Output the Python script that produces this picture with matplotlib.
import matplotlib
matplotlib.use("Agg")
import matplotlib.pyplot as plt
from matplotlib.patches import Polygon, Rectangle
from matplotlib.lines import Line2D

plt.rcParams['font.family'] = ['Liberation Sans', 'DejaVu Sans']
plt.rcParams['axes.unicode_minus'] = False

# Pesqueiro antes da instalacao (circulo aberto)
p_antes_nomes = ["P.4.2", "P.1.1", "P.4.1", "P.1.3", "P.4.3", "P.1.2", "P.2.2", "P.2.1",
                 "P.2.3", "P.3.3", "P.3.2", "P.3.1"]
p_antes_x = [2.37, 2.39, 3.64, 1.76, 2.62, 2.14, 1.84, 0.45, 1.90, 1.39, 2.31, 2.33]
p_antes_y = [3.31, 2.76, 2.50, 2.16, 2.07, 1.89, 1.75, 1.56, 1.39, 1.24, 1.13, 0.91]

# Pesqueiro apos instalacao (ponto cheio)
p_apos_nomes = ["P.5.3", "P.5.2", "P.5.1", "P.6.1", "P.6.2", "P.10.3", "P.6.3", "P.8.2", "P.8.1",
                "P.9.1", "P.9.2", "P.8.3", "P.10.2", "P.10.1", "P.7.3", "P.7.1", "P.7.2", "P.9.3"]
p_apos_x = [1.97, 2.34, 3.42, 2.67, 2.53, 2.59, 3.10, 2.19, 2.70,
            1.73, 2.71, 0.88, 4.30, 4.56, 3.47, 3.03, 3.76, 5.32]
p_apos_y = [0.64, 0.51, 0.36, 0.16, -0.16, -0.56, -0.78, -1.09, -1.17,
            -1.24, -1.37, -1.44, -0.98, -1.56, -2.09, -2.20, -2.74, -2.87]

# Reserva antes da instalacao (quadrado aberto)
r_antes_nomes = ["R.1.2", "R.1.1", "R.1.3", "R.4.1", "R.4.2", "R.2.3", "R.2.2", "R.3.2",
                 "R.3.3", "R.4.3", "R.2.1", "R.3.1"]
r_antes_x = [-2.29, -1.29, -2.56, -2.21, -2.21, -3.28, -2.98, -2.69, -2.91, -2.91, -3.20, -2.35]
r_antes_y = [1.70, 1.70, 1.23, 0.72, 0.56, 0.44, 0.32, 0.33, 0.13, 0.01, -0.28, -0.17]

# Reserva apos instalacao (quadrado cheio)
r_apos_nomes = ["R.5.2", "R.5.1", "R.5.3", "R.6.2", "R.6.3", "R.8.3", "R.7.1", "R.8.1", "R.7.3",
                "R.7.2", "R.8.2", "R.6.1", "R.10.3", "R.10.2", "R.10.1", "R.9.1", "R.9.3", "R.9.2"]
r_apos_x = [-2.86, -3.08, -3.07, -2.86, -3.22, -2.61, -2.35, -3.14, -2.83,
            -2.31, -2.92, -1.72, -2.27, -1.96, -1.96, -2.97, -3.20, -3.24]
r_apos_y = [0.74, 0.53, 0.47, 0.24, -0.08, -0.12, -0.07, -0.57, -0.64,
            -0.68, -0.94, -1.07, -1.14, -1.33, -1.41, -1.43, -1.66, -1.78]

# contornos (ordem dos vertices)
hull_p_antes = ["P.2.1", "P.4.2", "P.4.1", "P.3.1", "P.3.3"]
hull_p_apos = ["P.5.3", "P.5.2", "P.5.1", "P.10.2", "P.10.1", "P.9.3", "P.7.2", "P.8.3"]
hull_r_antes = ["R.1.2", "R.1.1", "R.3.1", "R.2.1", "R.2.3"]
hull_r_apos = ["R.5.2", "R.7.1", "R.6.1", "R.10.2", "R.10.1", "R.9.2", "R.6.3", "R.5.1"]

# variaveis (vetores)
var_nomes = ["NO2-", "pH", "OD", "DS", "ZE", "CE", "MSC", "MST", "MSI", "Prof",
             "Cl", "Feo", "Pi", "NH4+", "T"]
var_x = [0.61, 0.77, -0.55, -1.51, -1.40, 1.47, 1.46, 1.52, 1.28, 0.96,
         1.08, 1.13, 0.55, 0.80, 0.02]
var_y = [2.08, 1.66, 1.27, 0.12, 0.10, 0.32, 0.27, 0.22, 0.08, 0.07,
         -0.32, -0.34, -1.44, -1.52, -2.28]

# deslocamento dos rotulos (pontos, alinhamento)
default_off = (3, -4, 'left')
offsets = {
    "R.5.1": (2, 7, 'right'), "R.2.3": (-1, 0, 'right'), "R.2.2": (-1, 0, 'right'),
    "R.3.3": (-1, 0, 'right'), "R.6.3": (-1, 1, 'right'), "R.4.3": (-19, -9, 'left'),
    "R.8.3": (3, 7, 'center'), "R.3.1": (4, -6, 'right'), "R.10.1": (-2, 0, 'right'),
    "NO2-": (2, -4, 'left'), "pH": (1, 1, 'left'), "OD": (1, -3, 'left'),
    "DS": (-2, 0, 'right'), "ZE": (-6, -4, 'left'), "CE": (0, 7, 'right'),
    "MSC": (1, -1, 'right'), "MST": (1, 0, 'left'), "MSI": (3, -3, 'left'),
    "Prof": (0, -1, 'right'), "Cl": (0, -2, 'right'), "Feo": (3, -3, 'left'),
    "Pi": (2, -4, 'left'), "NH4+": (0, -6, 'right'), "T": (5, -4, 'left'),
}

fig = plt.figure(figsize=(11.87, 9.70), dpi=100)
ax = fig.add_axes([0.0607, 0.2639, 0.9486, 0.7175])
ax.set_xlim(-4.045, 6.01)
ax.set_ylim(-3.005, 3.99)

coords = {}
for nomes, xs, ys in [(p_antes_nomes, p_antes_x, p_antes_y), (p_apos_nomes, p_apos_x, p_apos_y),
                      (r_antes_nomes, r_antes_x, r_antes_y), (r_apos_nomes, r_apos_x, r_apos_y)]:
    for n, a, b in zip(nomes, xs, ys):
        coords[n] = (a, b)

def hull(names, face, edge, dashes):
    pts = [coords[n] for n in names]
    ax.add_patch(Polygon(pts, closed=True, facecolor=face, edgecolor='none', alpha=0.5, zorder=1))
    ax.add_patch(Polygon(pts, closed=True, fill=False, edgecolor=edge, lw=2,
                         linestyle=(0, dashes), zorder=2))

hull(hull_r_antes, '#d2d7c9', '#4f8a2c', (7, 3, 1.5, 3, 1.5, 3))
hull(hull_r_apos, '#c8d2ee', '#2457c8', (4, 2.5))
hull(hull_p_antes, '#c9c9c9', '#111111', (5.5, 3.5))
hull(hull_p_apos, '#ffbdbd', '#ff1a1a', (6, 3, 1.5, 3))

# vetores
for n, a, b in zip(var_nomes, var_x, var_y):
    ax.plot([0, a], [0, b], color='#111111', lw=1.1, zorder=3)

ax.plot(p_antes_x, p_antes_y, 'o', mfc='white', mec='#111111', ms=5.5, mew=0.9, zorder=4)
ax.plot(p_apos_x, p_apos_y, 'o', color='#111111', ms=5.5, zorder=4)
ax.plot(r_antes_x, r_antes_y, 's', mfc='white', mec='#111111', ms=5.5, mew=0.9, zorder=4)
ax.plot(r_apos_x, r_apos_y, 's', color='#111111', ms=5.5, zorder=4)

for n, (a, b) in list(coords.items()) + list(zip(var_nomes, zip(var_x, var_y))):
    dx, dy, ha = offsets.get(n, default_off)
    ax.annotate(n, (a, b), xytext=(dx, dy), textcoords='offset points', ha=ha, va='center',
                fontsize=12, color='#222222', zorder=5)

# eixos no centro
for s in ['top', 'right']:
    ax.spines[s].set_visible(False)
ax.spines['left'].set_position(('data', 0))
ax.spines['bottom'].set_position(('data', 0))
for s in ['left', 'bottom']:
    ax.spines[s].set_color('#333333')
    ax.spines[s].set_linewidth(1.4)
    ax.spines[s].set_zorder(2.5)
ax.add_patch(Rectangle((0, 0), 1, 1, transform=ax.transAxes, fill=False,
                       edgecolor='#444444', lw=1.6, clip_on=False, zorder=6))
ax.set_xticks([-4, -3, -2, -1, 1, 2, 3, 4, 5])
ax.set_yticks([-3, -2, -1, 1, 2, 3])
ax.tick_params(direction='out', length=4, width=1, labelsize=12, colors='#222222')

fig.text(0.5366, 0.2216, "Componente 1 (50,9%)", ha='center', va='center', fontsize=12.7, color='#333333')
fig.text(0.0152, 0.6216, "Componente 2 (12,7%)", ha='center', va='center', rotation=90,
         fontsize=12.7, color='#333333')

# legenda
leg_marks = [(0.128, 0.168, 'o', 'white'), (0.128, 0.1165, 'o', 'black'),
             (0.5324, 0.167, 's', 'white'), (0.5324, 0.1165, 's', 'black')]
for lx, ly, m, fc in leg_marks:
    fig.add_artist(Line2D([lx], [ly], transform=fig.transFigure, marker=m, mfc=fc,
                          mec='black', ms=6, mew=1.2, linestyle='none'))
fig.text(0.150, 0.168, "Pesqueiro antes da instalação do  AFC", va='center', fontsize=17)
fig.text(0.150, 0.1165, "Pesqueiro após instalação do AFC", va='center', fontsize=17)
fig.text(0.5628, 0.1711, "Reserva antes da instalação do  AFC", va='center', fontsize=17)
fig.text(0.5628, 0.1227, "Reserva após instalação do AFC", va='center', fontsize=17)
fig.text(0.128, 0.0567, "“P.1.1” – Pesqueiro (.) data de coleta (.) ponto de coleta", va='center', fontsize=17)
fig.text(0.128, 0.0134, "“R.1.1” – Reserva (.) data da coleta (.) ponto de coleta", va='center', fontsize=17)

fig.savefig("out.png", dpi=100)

----

WHAT YOU WILL DO |
Quote exactly the stretch of lines above that starts at the first one and ends at the line with "plt.rcParams['axes.unicode_minus'] = False", and nothing beyond it.

RESPONSE TO THIS EXERCISE |
Output the Python script that produces this picture with matplotlib.
import matplotlib
matplotlib.use("Agg")
import matplotlib.pyplot as plt
from matplotlib.patches import Polygon, Rectangle
from matplotlib.lines import Line2D

plt.rcParams['font.family'] = ['Liberation Sans', 'DejaVu Sans']
plt.rcParams['axes.unicode_minus'] = False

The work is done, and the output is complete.